A more difficult decision for trustees is whether they stray into the retail and post-retirement market to try to secure discounted charges for members with a preferred provider. The scale and purchasing power a large DC scheme brings with it may enable trustees to secure such preferential rates for members.
Some argue that trustees’ duties to safeguard trust assets extend to ensuring members get value for money when it comes to accessing their DC pots on retirement. Unless the terms of the particular trust deed create such an obligation, in our view, it is not correct to extend that duty into the post-retirement world. At that point, members are drawing down their benefits so those assets cease to be trust assets which trustees have a legal duty to safeguard.

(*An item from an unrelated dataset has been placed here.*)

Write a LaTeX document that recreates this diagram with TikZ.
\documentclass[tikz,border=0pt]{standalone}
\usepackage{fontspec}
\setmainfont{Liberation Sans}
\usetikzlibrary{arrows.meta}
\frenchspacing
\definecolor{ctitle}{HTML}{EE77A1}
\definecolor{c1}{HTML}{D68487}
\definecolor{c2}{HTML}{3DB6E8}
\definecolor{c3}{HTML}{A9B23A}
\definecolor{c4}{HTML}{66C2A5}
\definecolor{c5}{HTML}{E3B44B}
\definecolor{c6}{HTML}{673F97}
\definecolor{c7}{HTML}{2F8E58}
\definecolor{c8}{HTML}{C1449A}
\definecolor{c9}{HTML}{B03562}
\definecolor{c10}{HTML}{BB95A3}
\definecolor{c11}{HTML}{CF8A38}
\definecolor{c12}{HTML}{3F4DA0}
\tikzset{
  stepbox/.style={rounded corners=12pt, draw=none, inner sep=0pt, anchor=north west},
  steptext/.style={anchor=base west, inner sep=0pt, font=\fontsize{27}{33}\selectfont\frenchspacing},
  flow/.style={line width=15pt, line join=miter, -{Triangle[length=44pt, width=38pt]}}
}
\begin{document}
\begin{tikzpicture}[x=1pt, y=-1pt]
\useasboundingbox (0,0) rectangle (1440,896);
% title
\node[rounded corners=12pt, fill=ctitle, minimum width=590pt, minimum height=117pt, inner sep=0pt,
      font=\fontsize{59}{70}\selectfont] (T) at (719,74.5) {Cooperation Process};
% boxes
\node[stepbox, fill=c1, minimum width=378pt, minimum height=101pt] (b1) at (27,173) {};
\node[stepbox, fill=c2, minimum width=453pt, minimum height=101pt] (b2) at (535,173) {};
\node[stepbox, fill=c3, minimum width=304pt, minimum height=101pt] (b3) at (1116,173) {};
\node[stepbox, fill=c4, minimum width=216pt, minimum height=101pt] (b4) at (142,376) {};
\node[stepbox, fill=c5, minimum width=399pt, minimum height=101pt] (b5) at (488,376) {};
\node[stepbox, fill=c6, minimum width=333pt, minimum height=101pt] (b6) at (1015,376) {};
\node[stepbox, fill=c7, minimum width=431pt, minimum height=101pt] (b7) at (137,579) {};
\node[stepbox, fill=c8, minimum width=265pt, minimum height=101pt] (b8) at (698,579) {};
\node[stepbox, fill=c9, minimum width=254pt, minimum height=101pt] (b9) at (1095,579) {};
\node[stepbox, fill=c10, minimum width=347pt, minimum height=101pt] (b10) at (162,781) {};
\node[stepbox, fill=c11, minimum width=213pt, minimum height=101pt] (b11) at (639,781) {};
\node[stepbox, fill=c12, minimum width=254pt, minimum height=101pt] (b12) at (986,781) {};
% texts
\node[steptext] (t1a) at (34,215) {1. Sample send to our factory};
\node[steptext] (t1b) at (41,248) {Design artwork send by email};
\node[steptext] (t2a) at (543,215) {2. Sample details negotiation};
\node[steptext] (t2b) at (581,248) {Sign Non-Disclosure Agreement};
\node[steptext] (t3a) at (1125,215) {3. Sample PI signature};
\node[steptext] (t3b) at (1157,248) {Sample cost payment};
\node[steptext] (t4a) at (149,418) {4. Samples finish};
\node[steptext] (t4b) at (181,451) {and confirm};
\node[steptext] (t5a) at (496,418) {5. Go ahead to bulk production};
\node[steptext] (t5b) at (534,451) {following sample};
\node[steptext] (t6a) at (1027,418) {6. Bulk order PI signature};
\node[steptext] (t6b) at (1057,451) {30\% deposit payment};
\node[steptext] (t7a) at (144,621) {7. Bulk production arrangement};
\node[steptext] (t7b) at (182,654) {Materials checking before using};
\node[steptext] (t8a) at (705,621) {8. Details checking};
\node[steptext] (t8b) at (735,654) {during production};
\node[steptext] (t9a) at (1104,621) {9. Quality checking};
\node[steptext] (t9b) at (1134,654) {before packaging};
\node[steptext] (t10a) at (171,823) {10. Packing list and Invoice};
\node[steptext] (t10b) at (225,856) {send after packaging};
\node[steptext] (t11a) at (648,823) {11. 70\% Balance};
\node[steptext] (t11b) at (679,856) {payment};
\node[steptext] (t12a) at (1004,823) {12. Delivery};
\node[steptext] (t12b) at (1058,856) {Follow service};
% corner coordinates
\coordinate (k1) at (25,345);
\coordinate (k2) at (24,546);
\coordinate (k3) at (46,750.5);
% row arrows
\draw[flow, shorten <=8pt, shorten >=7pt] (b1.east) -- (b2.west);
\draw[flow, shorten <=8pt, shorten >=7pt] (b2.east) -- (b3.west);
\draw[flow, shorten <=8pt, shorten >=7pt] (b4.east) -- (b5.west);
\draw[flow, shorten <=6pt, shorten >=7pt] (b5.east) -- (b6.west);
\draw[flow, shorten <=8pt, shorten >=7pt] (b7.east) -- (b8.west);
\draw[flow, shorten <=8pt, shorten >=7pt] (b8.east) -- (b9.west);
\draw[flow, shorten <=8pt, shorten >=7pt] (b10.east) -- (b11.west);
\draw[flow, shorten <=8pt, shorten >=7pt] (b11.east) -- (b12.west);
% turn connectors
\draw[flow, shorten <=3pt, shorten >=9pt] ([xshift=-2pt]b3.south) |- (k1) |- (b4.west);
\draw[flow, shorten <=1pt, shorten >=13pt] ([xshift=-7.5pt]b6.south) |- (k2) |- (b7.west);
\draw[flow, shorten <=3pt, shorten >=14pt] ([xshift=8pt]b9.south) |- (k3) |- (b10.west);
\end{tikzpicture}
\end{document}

That said, if trustees go down the road of offering members access to a preferred provider, they need to be very careful in how that option is communicated. Members need to understand that it is their decision how to apply their DC pot on retirement, with the support of appropriate financial advice.
It is likely that the whole area of financial advice at retirement will become subject to much more scrutiny in the years ahead, particularly in light of the Pensions Council’s report last year on ARF charges. Whether this report prompts any legislative reforms remains to be seen.
In the meantime, what trustees and employers can strive for is that members are well educated on the options available to them at retirement, and are able to ask the right questions in understanding the retail products on offer.